## Begin Data entries

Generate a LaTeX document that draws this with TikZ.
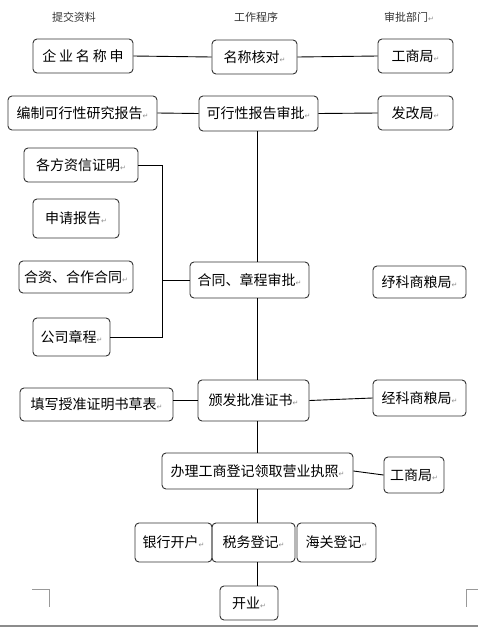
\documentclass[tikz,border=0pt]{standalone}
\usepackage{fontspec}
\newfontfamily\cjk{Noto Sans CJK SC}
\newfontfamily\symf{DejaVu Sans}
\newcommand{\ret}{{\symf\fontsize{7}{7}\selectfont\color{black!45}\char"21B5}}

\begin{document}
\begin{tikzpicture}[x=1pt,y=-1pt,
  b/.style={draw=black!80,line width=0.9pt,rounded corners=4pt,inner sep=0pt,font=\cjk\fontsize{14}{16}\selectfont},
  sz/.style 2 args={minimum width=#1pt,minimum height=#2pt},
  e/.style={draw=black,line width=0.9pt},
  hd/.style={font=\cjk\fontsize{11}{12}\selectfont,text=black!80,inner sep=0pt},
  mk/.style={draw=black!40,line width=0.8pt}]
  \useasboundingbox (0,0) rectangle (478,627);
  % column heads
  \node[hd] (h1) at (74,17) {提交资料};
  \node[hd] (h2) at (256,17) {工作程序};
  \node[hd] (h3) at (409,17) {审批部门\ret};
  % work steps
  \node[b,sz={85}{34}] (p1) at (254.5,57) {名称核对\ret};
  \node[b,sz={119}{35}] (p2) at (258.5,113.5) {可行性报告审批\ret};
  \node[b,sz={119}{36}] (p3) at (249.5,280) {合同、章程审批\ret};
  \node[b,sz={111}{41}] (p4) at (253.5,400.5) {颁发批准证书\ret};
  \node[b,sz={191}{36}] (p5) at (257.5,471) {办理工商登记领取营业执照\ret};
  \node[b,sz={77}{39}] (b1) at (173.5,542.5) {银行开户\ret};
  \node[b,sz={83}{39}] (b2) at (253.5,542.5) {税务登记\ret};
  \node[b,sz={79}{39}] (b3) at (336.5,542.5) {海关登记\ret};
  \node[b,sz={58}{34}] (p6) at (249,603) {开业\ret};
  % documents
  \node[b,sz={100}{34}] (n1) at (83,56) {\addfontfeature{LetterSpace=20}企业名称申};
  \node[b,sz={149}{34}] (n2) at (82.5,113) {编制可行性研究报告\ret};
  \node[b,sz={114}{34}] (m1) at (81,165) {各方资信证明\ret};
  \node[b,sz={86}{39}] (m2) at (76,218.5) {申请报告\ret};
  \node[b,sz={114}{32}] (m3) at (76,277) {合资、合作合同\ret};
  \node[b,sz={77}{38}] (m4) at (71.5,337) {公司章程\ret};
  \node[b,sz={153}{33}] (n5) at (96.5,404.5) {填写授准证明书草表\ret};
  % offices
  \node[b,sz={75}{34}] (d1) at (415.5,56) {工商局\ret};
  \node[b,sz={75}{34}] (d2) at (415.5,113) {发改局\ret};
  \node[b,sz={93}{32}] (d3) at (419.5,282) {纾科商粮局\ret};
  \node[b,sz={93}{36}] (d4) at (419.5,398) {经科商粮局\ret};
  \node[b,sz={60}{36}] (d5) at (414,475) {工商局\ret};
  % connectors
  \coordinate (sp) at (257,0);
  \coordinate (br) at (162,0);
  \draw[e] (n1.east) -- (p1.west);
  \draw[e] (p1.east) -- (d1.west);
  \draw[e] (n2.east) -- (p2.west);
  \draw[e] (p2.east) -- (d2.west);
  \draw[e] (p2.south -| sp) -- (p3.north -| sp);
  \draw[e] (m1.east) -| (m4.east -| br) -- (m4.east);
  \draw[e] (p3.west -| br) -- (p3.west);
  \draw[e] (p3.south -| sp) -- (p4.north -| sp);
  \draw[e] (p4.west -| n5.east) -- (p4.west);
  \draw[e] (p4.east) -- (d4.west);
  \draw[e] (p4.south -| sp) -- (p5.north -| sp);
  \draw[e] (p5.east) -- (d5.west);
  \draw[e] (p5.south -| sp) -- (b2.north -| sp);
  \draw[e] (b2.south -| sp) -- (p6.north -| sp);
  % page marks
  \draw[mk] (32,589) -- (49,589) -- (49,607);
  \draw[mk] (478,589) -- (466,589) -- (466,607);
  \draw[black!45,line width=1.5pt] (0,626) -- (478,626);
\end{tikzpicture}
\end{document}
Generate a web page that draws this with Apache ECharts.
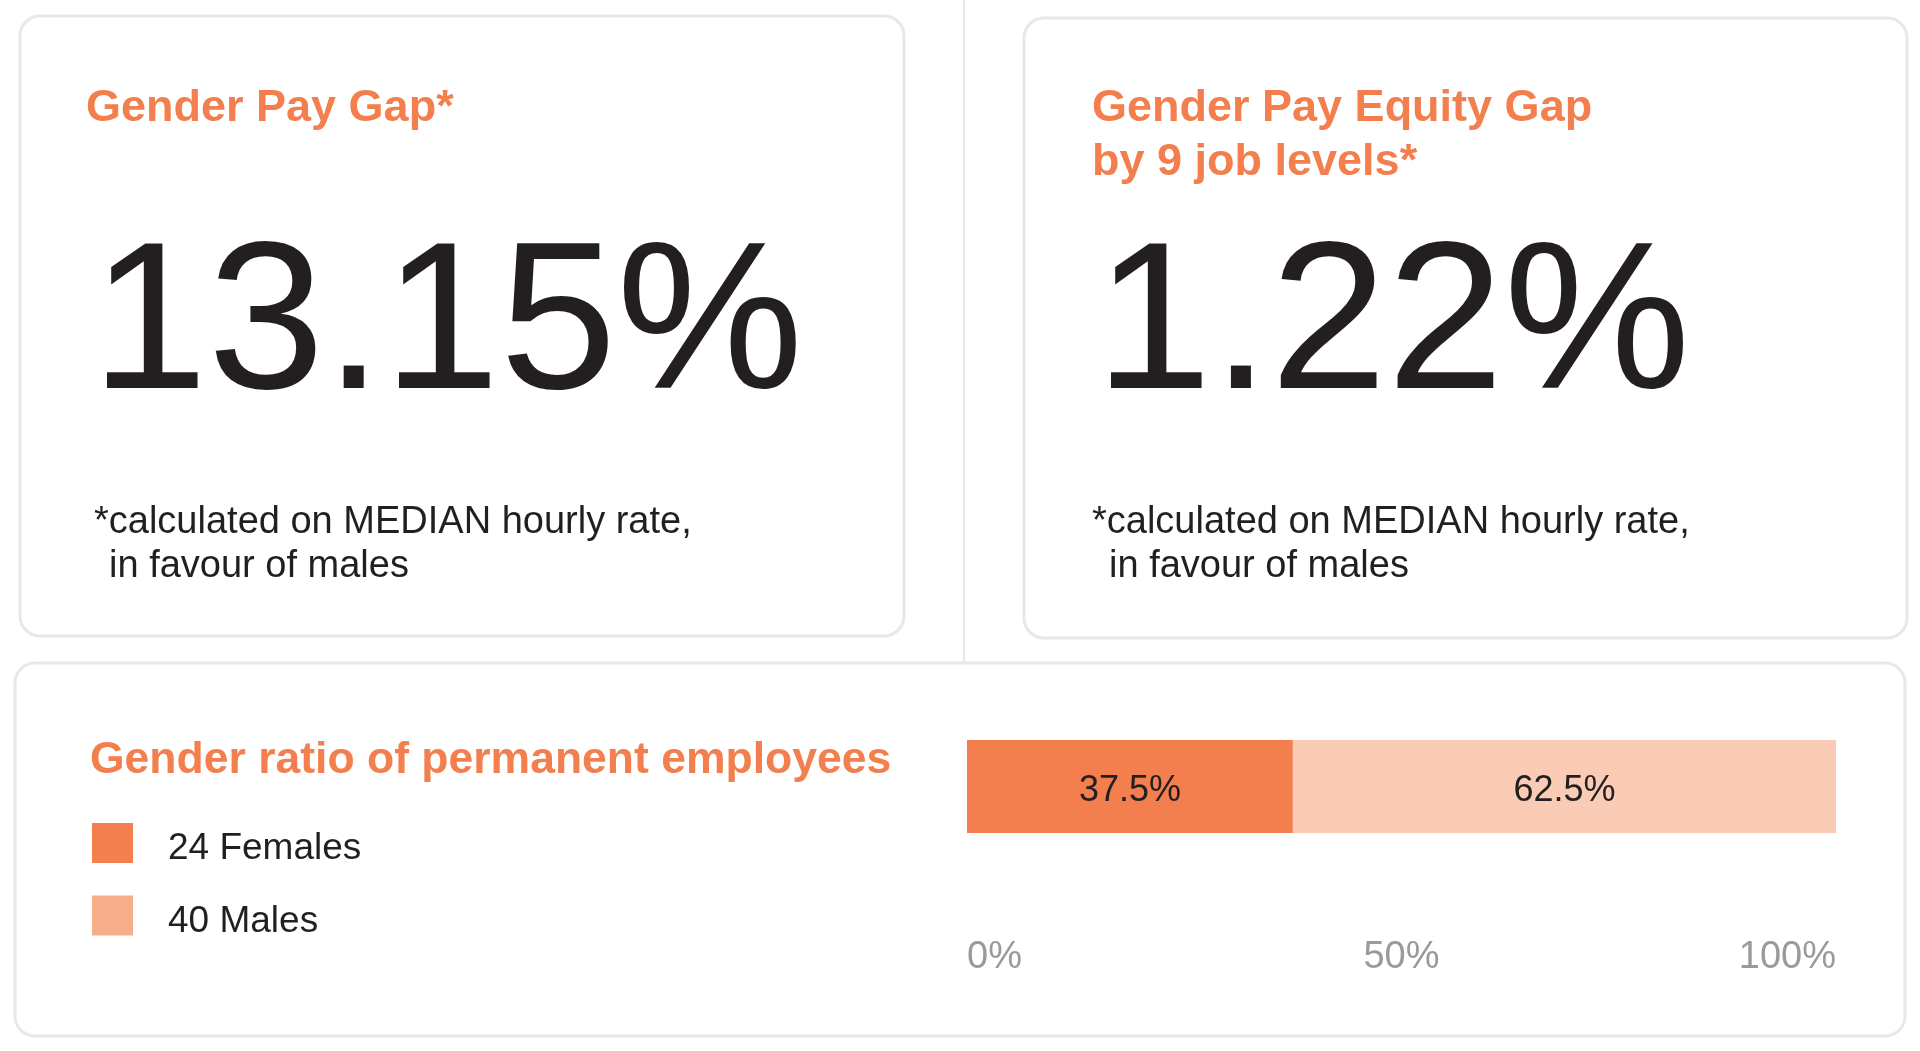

## End Data entries

* **Written request**:
Give an exact copy of the material, leaving out every picture.

* **Full output**:
Generate a LaTeX document that draws this with TikZ.
\documentclass[tikz,border=0pt]{standalone}
\usepackage{fontspec}
\newfontfamily\cjk{Noto Sans CJK SC}
\newfontfamily\symf{DejaVu Sans}
\newcommand{\ret}{{\symf\fontsize{7}{7}\selectfont\color{black!45}\char"21B5}}

\begin{document}
\begin{tikzpicture}[x=1pt,y=-1pt,
  b/.style={draw=black!80,line width=0.9pt,rounded corners=4pt,inner sep=0pt,font=\cjk\fontsize{14}{16}\selectfont},
  sz/.style 2 args={minimum width=#1pt,minimum height=#2pt},
  e/.style={draw=black,line width=0.9pt},
  hd/.style={font=\cjk\fontsize{11}{12}\selectfont,text=black!80,inner sep=0pt},
  mk/.style={draw=black!40,line width=0.8pt}]
  \useasboundingbox (0,0) rectangle (478,627);
  % column heads
  \node[hd] (h1) at (74,17) {提交资料};
  \node[hd] (h2) at (256,17) {工作程序};
  \node[hd] (h3) at (409,17) {审批部门\ret};
  % work steps
  \node[b,sz={85}{34}] (p1) at (254.5,57) {名称核对\ret};
  \node[b,sz={119}{35}] (p2) at (258.5,113.5) {可行性报告审批\ret};
  \node[b,sz={119}{36}] (p3) at (249.5,280) {合同、章程审批\ret};
  \node[b,sz={111}{41}] (p4) at (253.5,400.5) {颁发批准证书\ret};
  \node[b,sz={191}{36}] (p5) at (257.5,471) {办理工商登记领取营业执照\ret};
  \node[b,sz={77}{39}] (b1) at (173.5,542.5) {银行开户\ret};
  \node[b,sz={83}{39}] (b2) at (253.5,542.5) {税务登记\ret};
  \node[b,sz={79}{39}] (b3) at (336.5,542.5) {海关登记\ret};
  \node[b,sz={58}{34}] (p6) at (249,603) {开业\ret};
  % documents
  \node[b,sz={100}{34}] (n1) at (83,56) {\addfontfeature{LetterSpace=20}企业名称申};
  \node[b,sz={149}{34}] (n2) at (82.5,113) {编制可行性研究报告\ret};
  \node[b,sz={114}{34}] (m1) at (81,165) {各方资信证明\ret};
  \node[b,sz={86}{39}] (m2) at (76,218.5) {申请报告\ret};
  \node[b,sz={114}{32}] (m3) at (76,277) {合资、合作合同\ret};
  \node[b,sz={77}{38}] (m4) at (71.5,337) {公司章程\ret};
  \node[b,sz={153}{33}] (n5) at (96.5,404.5) {填写授准证明书草表\ret};
  % offices
  \node[b,sz={75}{34}] (d1) at (415.5,56) {工商局\ret};
  \node[b,sz={75}{34}] (d2) at (415.5,113) {发改局\ret};
  \node[b,sz={93}{32}] (d3) at (419.5,282) {纾科商粮局\ret};
  \node[b,sz={93}{36}] (d4) at (419.5,398) {经科商粮局\ret};
  \node[b,sz={60}{36}] (d5) at (414,475) {工商局\ret};
  % connectors
  \coordinate (sp) at (257,0);
  \coordinate (br) at (162,0);
  \draw[e] (n1.east) -- (p1.west);
  \draw[e] (p1.east) -- (d1.west);
  \draw[e] (n2.east) -- (p2.west);
  \draw[e] (p2.east) -- (d2.west);
  \draw[e] (p2.south -| sp) -- (p3.north -| sp);
  \draw[e] (m1.east) -| (m4.east -| br) -- (m4.east);
  \draw[e] (p3.west -| br) -- (p3.west);
  \draw[e] (p3.south -| sp) -- (p4.north -| sp);
  \draw[e] (p4.west -| n5.east) -- (p4.west);
  \draw[e] (p4.east) -- (d4.west);
  \draw[e] (p4.south -| sp) -- (p5.north -| sp);
  \draw[e] (p5.east) -- (d5.west);
  \draw[e] (p5.south -| sp) -- (b2.north -| sp);
  \draw[e] (b2.south -| sp) -- (p6.north -| sp);
  % page marks
  \draw[mk] (32,589) -- (49,589) -- (49,607);
  \draw[mk] (478,589) -- (466,589) -- (466,607);
  \draw[black!45,line width=1.5pt] (0,626) -- (478,626);
\end{tikzpicture}
\end{document}
Generate a web page that draws this with Apache ECharts.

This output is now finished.